▶ _Task instructions_
Leave out the images; return the rest of the data exactly.
**** Collected material ****
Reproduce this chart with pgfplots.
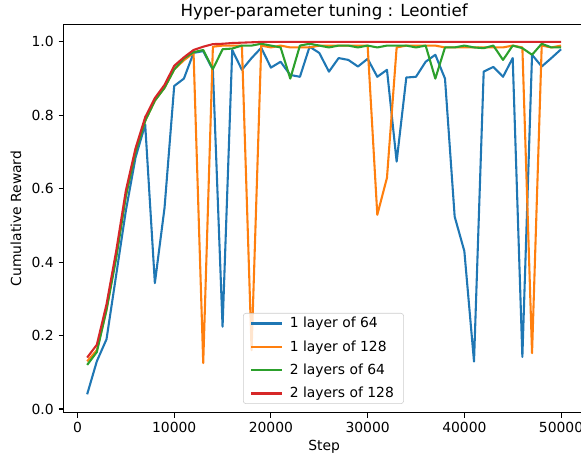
\documentclass[border=0pt]{standalone}
\usepackage{fontspec}
\setmainfont{DejaVu Sans}
\usepackage{pgfplots}
\usepackage{pgfplotstable}
\pgfplotsset{compat=1.18}

\definecolor{tabblue}{HTML}{1F77B4}
\definecolor{taborange}{HTML}{FF7F0E}
\definecolor{tabgreen}{HTML}{2CA02C}
\definecolor{tabred}{HTML}{D62728}

% columns: step, 1x64, 1x128, 2x64, 2x128
\pgfplotstableread{
step  a     b     c     d
1000  0.040 0.130 0.120 0.140
2000  0.130 0.160 0.155 0.175
3000  0.190 0.270 0.270 0.285
4000  0.365 0.420 0.410 0.430
5000  0.540 0.580 0.580 0.595
6000  0.685 0.705 0.700 0.710
7000  0.775 0.785 0.785 0.795
8000  0.343 0.840 0.840 0.847
9000  0.548 0.875 0.875 0.883
10000 0.880 0.925 0.925 0.935
11000 0.900 0.950 0.955 0.958
12000 0.970 0.970 0.972 0.978
13000 0.975 0.125 0.978 0.987
14000 0.924 0.987 0.926 0.994
15000 0.224 0.990 0.980 0.995
16000 0.978 0.990 0.982 0.997
17000 0.924 0.990 0.990 0.998
18000 0.956 0.160 0.990 0.999
19000 0.984 0.990 0.995 1.000
20000 0.930 0.985 0.990 1.000
21000 0.946 0.990 0.985 1.000
22000 0.910 0.985 0.900 1.000
23000 0.905 0.985 0.990 1.000
24000 0.987 0.985 0.995 1.000
25000 0.970 0.990 0.990 1.000
26000 0.919 0.990 0.985 1.000
27000 0.956 0.990 0.990 1.000
28000 0.951 0.990 0.990 1.000
29000 0.933 0.990 0.985 1.000
30000 0.954 0.990 0.990 1.000
31000 0.905 0.529 0.985 1.000
32000 0.924 0.630 0.990 1.000
33000 0.674 0.985 0.990 1.000
34000 0.903 0.990 0.990 1.000
35000 0.905 0.990 0.985 1.000
36000 0.946 0.990 0.990 1.000
37000 0.965 0.990 0.900 1.000
38000 0.900 0.985 0.985 1.000
39000 0.524 0.985 0.985 1.000
40000 0.430 0.985 0.990 1.000
41000 0.129 0.985 0.985 1.000
42000 0.919 0.985 0.983 1.000
43000 0.932 0.985 0.990 1.000
44000 0.905 0.985 0.951 1.000
45000 0.956 0.990 0.990 1.000
46000 0.142 0.985 0.983 1.000
47000 0.965 0.152 0.965 1.000
48000 0.933 0.990 0.995 1.000
49000 0.956 0.985 0.985 1.000
50000 0.980 0.990 0.985 1.000
}\rewards

\begin{document}
\begin{tikzpicture}
\path[use as bounding box] (0pt,0pt) rectangle (418.3pt,332.6pt);
\begin{axis}[
  at={(45.7pt,35.5pt)}, anchor=south west,
  scale only axis, width=375.3pt, height=279.6pt,
  xmin=-1450, xmax=52450, ymin=-0.0101, ymax=1.048,
  xtick={0,10000,20000,30000,40000,50000},
  ytick={0,0.2,0.4,0.6,0.8,1.0},
  scaled x ticks=false,
  x tick label style={/pgf/number format/.cd, 1000 sep={}},
  y tick label style={/pgf/number format/.cd, fixed, fixed zerofill, precision=1},
  /pgf/number format/assume math mode=true,
  tick align=outside, major tick length=3.5pt,
  tick style={line width=0.8pt, black},
  axis line style={line width=0.8pt},
  xtick pos=bottom, ytick pos=left,
  tick label style={font=\fontsize{10}{12}\selectfont},
  title={Hyper-parameter tuning : Leontief},
  every axis title/.style={font=\fontsize{12}{14}\selectfont, at={(0.5,1)}, anchor=base, inner sep=0pt, yshift=5.8pt},
  xlabel={Step},
  xlabel style={font=\fontsize{10}{12}\selectfont, at={(axis description cs:0.5,-0.0883)}, anchor=center},
  ylabel={Cumulative Reward},
  ylabel style={font=\fontsize{10}{12}\selectfont, at={(axis description cs:-0.0911,0.5)}, anchor=center},
  every axis plot/.append style={line width=1.5pt, line join=round},
  legend cell align=left,
  legend image code/.code={\draw[#1] (0pt,0pt) -- (22pt,0pt);},
  legend style={at={(0.3444,0.0224)}, anchor=south west,
    draw=black!20, fill=white, fill opacity=0.8, draw opacity=1, text opacity=1,
    rounded corners=2pt, font=\fontsize{10}{12}\selectfont,
    row sep=3.7pt, inner xsep=5pt, inner ysep=0.8pt,
    /tikz/every odd column/.append style={column sep=3pt}},
]
\addplot[tabblue] table[x=step, y=a] {\rewards};
\addlegendentry{1 layer of 64}
\addplot[taborange] table[x=step, y=b] {\rewards};
\addlegendentry{1 layer of 128}
\addplot[tabgreen] table[x=step, y=c] {\rewards};
\addlegendentry{2 layers of 64}
\addplot[tabred] table[x=step, y=d] {\rewards};
\addlegendentry{2 layers of 128}
\end{axis}
\end{tikzpicture}
\end{document}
****
▶ _Complete answer_
Reproduce this chart with pgfplots.
\documentclass[border=0pt]{standalone}
\usepackage{fontspec}
\setmainfont{DejaVu Sans}
\usepackage{pgfplots}
\usepackage{pgfplotstable}
\pgfplotsset{compat=1.18}

\definecolor{tabblue}{HTML}{1F77B4}
\definecolor{taborange}{HTML}{FF7F0E}
\definecolor{tabgreen}{HTML}{2CA02C}
\definecolor{tabred}{HTML}{D62728}

% columns: step, 1x64, 1x128, 2x64, 2x128
\pgfplotstableread{
step  a     b     c     d
1000  0.040 0.130 0.120 0.140
2000  0.130 0.160 0.155 0.175
3000  0.190 0.270 0.270 0.285
4000  0.365 0.420 0.410 0.430
5000  0.540 0.580 0.580 0.595
6000  0.685 0.705 0.700 0.710
7000  0.775 0.785 0.785 0.795
8000  0.343 0.840 0.840 0.847
9000  0.548 0.875 0.875 0.883
10000 0.880 0.925 0.925 0.935
11000 0.900 0.950 0.955 0.958
12000 0.970 0.970 0.972 0.978
13000 0.975 0.125 0.978 0.987
14000 0.924 0.987 0.926 0.994
15000 0.224 0.990 0.980 0.995
16000 0.978 0.990 0.982 0.997
17000 0.924 0.990 0.990 0.998
18000 0.956 0.160 0.990 0.999
19000 0.984 0.990 0.995 1.000
20000 0.930 0.985 0.990 1.000
21000 0.946 0.990 0.985 1.000
22000 0.910 0.985 0.900 1.000
23000 0.905 0.985 0.990 1.000
24000 0.987 0.985 0.995 1.000
25000 0.970 0.990 0.990 1.000
26000 0.919 0.990 0.985 1.000
27000 0.956 0.990 0.990 1.000
28000 0.951 0.990 0.990 1.000
29000 0.933 0.990 0.985 1.000
30000 0.954 0.990 0.990 1.000
31000 0.905 0.529 0.985 1.000
32000 0.924 0.630 0.990 1.000
33000 0.674 0.985 0.990 1.000
34000 0.903 0.990 0.990 1.000
35000 0.905 0.990 0.985 1.000
36000 0.946 0.990 0.990 1.000
37000 0.965 0.990 0.900 1.000
38000 0.900 0.985 0.985 1.000
39000 0.524 0.985 0.985 1.000
40000 0.430 0.985 0.990 1.000
41000 0.129 0.985 0.985 1.000
42000 0.919 0.985 0.983 1.000
43000 0.932 0.985 0.990 1.000
44000 0.905 0.985 0.951 1.000
45000 0.956 0.990 0.990 1.000
46000 0.142 0.985 0.983 1.000
47000 0.965 0.152 0.965 1.000
48000 0.933 0.990 0.995 1.000
49000 0.956 0.985 0.985 1.000
50000 0.980 0.990 0.985 1.000
}\rewards

\begin{document}
\begin{tikzpicture}
\path[use as bounding box] (0pt,0pt) rectangle (418.3pt,332.6pt);
\begin{axis}[
  at={(45.7pt,35.5pt)}, anchor=south west,
  scale only axis, width=375.3pt, height=279.6pt,
  xmin=-1450, xmax=52450, ymin=-0.0101, ymax=1.048,
  xtick={0,10000,20000,30000,40000,50000},
  ytick={0,0.2,0.4,0.6,0.8,1.0},
  scaled x ticks=false,
  x tick label style={/pgf/number format/.cd, 1000 sep={}},
  y tick label style={/pgf/number format/.cd, fixed, fixed zerofill, precision=1},
  /pgf/number format/assume math mode=true,
  tick align=outside, major tick length=3.5pt,
  tick style={line width=0.8pt, black},
  axis line style={line width=0.8pt},
  xtick pos=bottom, ytick pos=left,
  tick label style={font=\fontsize{10}{12}\selectfont},
  title={Hyper-parameter tuning : Leontief},
  every axis title/.style={font=\fontsize{12}{14}\selectfont, at={(0.5,1)}, anchor=base, inner sep=0pt, yshift=5.8pt},
  xlabel={Step},
  xlabel style={font=\fontsize{10}{12}\selectfont, at={(axis description cs:0.5,-0.0883)}, anchor=center},
  ylabel={Cumulative Reward},
  ylabel style={font=\fontsize{10}{12}\selectfont, at={(axis description cs:-0.0911,0.5)}, anchor=center},
  every axis plot/.append style={line width=1.5pt, line join=round},
  legend cell align=left,
  legend image code/.code={\draw[#1] (0pt,0pt) -- (22pt,0pt);},
  legend style={at={(0.3444,0.0224)}, anchor=south west,
    draw=black!20, fill=white, fill opacity=0.8, draw opacity=1, text opacity=1,
    rounded corners=2pt, font=\fontsize{10}{12}\selectfont,
    row sep=3.7pt, inner xsep=5pt, inner ysep=0.8pt,
    /tikz/every odd column/.append style={column sep=3pt}},
]
\addplot[tabblue] table[x=step, y=a] {\rewards};
\addlegendentry{1 layer of 64}
\addplot[taborange] table[x=step, y=b] {\rewards};
\addlegendentry{1 layer of 128}
\addplot[tabgreen] table[x=step, y=c] {\rewards};
\addlegendentry{2 layers of 64}
\addplot[tabred] table[x=step, y=d] {\rewards};
\addlegendentry{2 layers of 128}
\end{axis}
\end{tikzpicture}
\end{document}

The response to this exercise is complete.